> [Given instruction]
Determine how many lines carry the word "chart". Output that number only.

> [Data for this exercise]
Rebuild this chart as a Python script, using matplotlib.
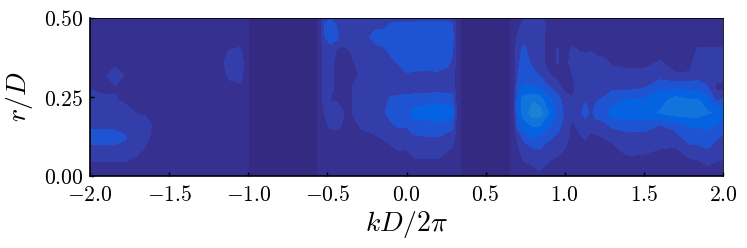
import numpy as np
import matplotlib
matplotlib.use("Agg")
import matplotlib.pyplot as plt
from matplotlib.colors import ListedColormap, BoundaryNorm

plt.rcParams["mathtext.fontset"] = "cm"
plt.rcParams["font.family"] = "serif"
plt.rcParams["font.serif"] = ["DejaVu Serif"]

r_values = [0, .04, .08, .12, .16, .20, .24, .28, .32, .36, .40, .44, .48, .50]

# one row per k, values going up in r
columns = [
    (-2.00, [1, 1.4, 2, 3, 2.3, 2.3, 2, 1.4, 1, 1, 1, 1, 1, 1]),
    (-1.90, [1, 1.4, 2, 3, 2.3, 2, 1.7, 1.2, 1.4, 1, 1, 1, 1, 1]),
    (-1.84, [1, 1.4, 2, 3, 2.2, 2, 1.6, 1.4, 2.2, 1, 1, 1, 1, 1]),
    (-1.78, [1, 1.4, 2, 2.6, 2.2, 2, 1.3, 1.2, 1.4, 1, 1, 1, 1, 1]),
    (-1.70, [1, 1, 1.8, 2, 2, 1.4, 1, 1, 1, 1, 1, 1, 1, 1]),
    (-1.65, [1, 1, 1.3, 1.8, 2.2, 1.3, 1, 1, 1, 1, 1, 1, 1, 1]),
    (-1.58, [1, 1, 1, 1, 1, 1, 1, 1, 1, 1, 1, 1, 1, 1]),
    (-1.17, [1, 1, 1, 1, 1, 1, 1, 1, 1, 1, 1, 1, 1, 1]),
    (-1.12, [1, 1, 1, 1, 1, 1, 1, 1, 1.8, 2.4, 1.5, 1, 1, 1]),
    (-1.05, [1, 1, 1, 1, 1, 1, 1, 1.2, 2, 2.4, 1.6, 1, 1, 1]),
    (-1.02, [1, 1, 1, 1, 1, 1, 1, 1, 1, 1, 1, 1, 1, 1]),
    (-1.005, [1, 1, 1, 1, 1, 1, 1, 1, 1, 1, 1, 1, 1, 1]),
    (-0.995, [0, 0, 0, 0, 0, 0, 0, 0, 0, 0, 0, 0, 0, 0]),
    (-0.57, [0, 0, 0, 0, 0, 0, 0, 0, 0, 0, 0, 0, 0, 0]),
    (-0.555, [1, 1, 1, 1, 1, 1, 1, 1, 1, 1, 1, 1, 1, 1]),
    (-0.545, [1, 1, 1, 1, 1, 1, 1, 1, 1, 1, 1, 1, 1, 1]),
    (-0.52, [1, 1, 1, 1, 1.2, 1.5, 1.8, 2, 2, 2, 2, 2.4, 2.6, 2]),
    (-0.48, [1, 1, 1, 1, 1.7, 2.2, 1.45, 2, 2, 2, 2, 3.2, 3, 2.4]),
    (-0.44, [1, 1, 1, 1, 1.7, 2.2, 1.4, 1, 1, 1, 1.4, 2.8, 2.4, 2]),
    (-0.41, [1, 1, 1, 1, 1.5, 1.7, 1, 1, 1, 1, 1.3, 2, 2, 2]),
    (-0.36, [1, 1, 1, 1, 1, 1, 1, 1, 1, 1, 1.5, 2, 2, 1.8]),
    (-0.32, [1, 1, 1, 1, 1.2, 2, 2, 2, 1.2, 1.7, 2, 2, 2, 1.8]),
    (-0.28, [1, 1, 1, 1, 1.8, 2, 2, 2, 2, 2, 2, 2, 2, 1.8]),
    (-0.24, [1, 1, 1, 1, 2, 2, 2, 2, 2, 2, 2, 2.4, 2, 1.8]),
    (-0.20, [1, 1, 1, 1.3, 2, 2, 2, 2, 2, 2, 2, 3, 2, 1.8]),
    (-0.14, [1, 1, 1, 1.6, 2, 2.4, 2.2, 2, 2, 2, 2.4, 3, 2.2, 2]),
    (-0.10, [1, 1, 1.2, 1.8, 2.3, 3, 2.7, 2, 2, 2.3, 2.7, 3, 2.6, 2]),
    (-0.05, [1, 1, 1.5, 2, 2.6, 3, 2.8, 2, 2, 2.6, 3, 3, 2.7, 2]),
    (0.00, [1, 1.2, 1.4, 2, 2.6, 3, 2.9, 2, 2.4, 3, 3, 3, 2.7, 2]),
    (0.05, [1, 1.2, 2, 2.3, 3, 4, 3, 2, 2.3, 3, 3, 3, 2.8, 2]),
    (0.10, [1, 1.2, 2, 2.4, 3, 4, 3, 2, 2.2, 3, 3, 3, 3, 2]),
    (0.20, [1, 1.2, 2, 2.4, 3.3, 4.2, 3.3, 2, 2.3, 3, 3, 3, 3, 2]),
    (0.26, [1, 1, 1.5, 2, 3, 4, 3, 2, 2, 2.8, 3, 3, 2.9, 1.9]),
    (0.29, [1, 1, 1.3, 2, 2.8, 3.8, 3, 2, 2, 2.2, 2.6, 2.8, 2.6, 1.8]),
    (0.32, [1, 1, 1, 1, 1, 1, 1, 1, 1, 1, 1, 1, 1, 1]),
    (0.335, [1, 1, 1, 1, 1, 1, 1, 1, 1, 1, 1, 1, 1, 1]),
    (0.345, [0, 0, 0, 0, 0, 0, 0, 0, 0, 0, 0, 0, 0, 0]),
    (0.655, [0, 0, 0, 0, 0, 0, 0, 0, 0, 0, 0, 0, 0, 0]),
    (0.665, [1, 1, 1, 1, 1, 1, 1, 1, 1, 1, 1, 1, 1, 1]),
    (0.68, [1, 1, 1, 1, 1, 1, 1, 1, 1, 1, 1, 1, 1, 1]),
    (0.70, [1, 1, 1.1, 1.7, 2.8, 3.6, 3.6, 2.8, 2.4, 2.2, 2.1, 1.6, 1, 1]),
    (0.74, [1, 1.4, 2, 2.7, 4, 5, 5, 3.7, 3, 3, 2.7, 2.2, 1.9, 1.4]),
    (0.80, [1, 1.6, 2.2, 3.6, 4.6, 6, 5.4, 3.6, 2.8, 2.2, 2, 2, 2, 1.7]),
    (0.84, [1.2, 2, 2.4, 3.2, 4.6, 6, 5, 3.6, 2.4, 2, 2, 2.1, 2.4, 1.7]),
    (0.90, [1, 1.4, 2, 2.6, 3.6, 4.5, 3.8, 2.6, 1.6, 1, 1, 1, 1, 1]),
    (0.955, [1, 1.2, 1.7, 2.2, 3, 3.2, 3, 2, 1, 1.6, 1.6, 1, 1, 1]),
    (1.00, [1, 1.1, 1.4, 2, 2, 2.3, 2, 1.2, 1, 1, 1, 1, 1, 1]),
    (1.05, [1, 1, 1, 1, 1.3, 2, 1.6, 1.2, 1.5, 2, 1.7, 1, 1, 1]),
    (1.09, [1, 1, 1, 1.3, 1.8, 2.2, 2, 2, 2, 2, 1.4, 1, 1, 1]),
    (1.13, [1, 1, 1, 1.6, 2, 3, 2.4, 2, 2, 2, 1.3, 1, 1, 1]),
    (1.165, [1, 1, 1, 1.1, 2, 2.2, 2, 2, 2, 2, 1.4, 1, 1, 1]),
    (1.20, [1, 1, 1, 1.3, 2, 3, 2.4, 2, 2, 2, 1, 1, 1, 1]),
    (1.25, [1, 1, 1, 1.5, 2.3, 3, 2.7, 2, 2, 1.8, 1, 1, 1, 1]),
    (1.30, [1, 1, 1.2, 1.7, 2.7, 4, 3.1, 2.3, 2, 1.3, 1, 1, 1, 1]),
    (1.40, [1, 1, 1.8, 2, 3, 4.2, 3.6, 2.2, 2, 1, 1, 1, 1, 1]),
    (1.50, [1, 1, 1.7, 2, 3, 4, 3.7, 2.4, 2, 1, 1, 1, 1, 1]),
    (1.60, [1, 1, 1.4, 2.1, 2.45, 4.6, 4, 3.3, 2, 1.6, 1, 1, 1, 1]),
    (1.70, [1, 1, 1.3, 2, 2.9, 5, 5, 3.2, 1.6, 1, 1, 1, 1, 1]),
    (1.79, [1, 1.2, 2, 3, 3.6, 5, 4.6, 3.2, 1.6, 1.2, 1, 1, 1, 1]),
    (1.84, [1, 1.3, 2, 3, 3.6, 5, 4.6, 3.2, 2, 2, 1.6, 1, 1, 1]),
    (1.90, [1, 1.6, 2.4, 3, 3.8, 4.6, 4, 2.6, 1.9, 2, 1.6, 1, 1, 1]),
    (1.96, [1, 1.4, 2, 2.6, 3.4, 4.4, 2.3, 1.2, 1.9, 2, 1.6, 1, 1, 1]),
    (2.00, [1, 1.3, 2, 2.3, 3, 4, 2.7, 1.2, 1.9, 2, 1.6, 1, 1, 1]),
]

band_colors = ["#342a82", "#363090", "#343eaa", "#1e54d2", "#0562e1", "#1074dc", "#1a82d2"]
band_levels = [-0.5, 0.5, 1.5, 2.5, 3.5, 4.5, 5.5, 6.5]

x_ticks = [-2.0, -1.5, -1.0, -0.5, 0.0, 0.5, 1.0, 1.5, 2.0]
x_labels = ["$-2.0$", "$-1.5$", "$-1.0$", "$-0.5$", "$0.0$", "$0.5$", "$1.0$", "$1.5$", "$2.0$"]
y_ticks = [0.0, 0.25, 0.5]
y_labels = ["$0.00$", "$0.25$", "$0.50$"]

k_values = np.array([c[0] for c in columns])
field = np.array([c[1] for c in columns]).T

fig = plt.figure(figsize=(7.47, 2.48), dpi=100)
ax = fig.add_axes([90 / 747, 1 - 176 / 248, 633 / 747, 158 / 248])

cmap = ListedColormap(band_colors)
norm = BoundaryNorm(band_levels, cmap.N)
ax.contourf(k_values, r_values, field, levels=band_levels, cmap=cmap, norm=norm)

ax.set_xlim(-2, 2)
ax.set_ylim(0, 0.5)
ax.set_xticks(x_ticks)
ax.set_xticklabels(x_labels, fontsize=15.5)
ax.set_yticks(y_ticks)
ax.set_yticklabels(y_labels, fontsize=15.5)
ax.tick_params(direction="in", length=3, width=1)
ax.tick_params(axis="x", pad=6)
ax.tick_params(axis="y", pad=5)
ax.set_xlabel("$kD/2\\pi$", fontsize=20, labelpad=2)
ax.set_ylabel("$r/D$", fontsize=20, labelpad=6)
for side in ["top", "right"]:
    ax.spines[side].set_linewidth(0.6)
for side in ["bottom", "left"]:
    ax.spines[side].set_linewidth(1.2)

fig.savefig("out.png", dpi=100)
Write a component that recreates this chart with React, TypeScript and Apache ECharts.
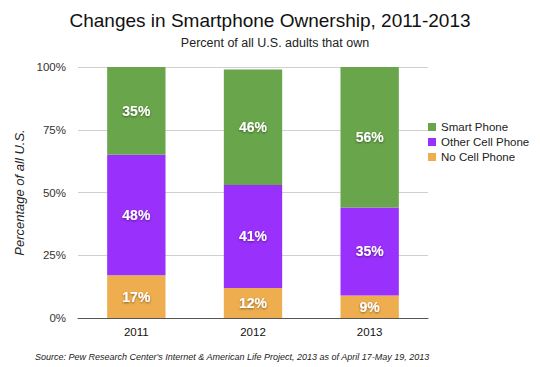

> [Solution]
2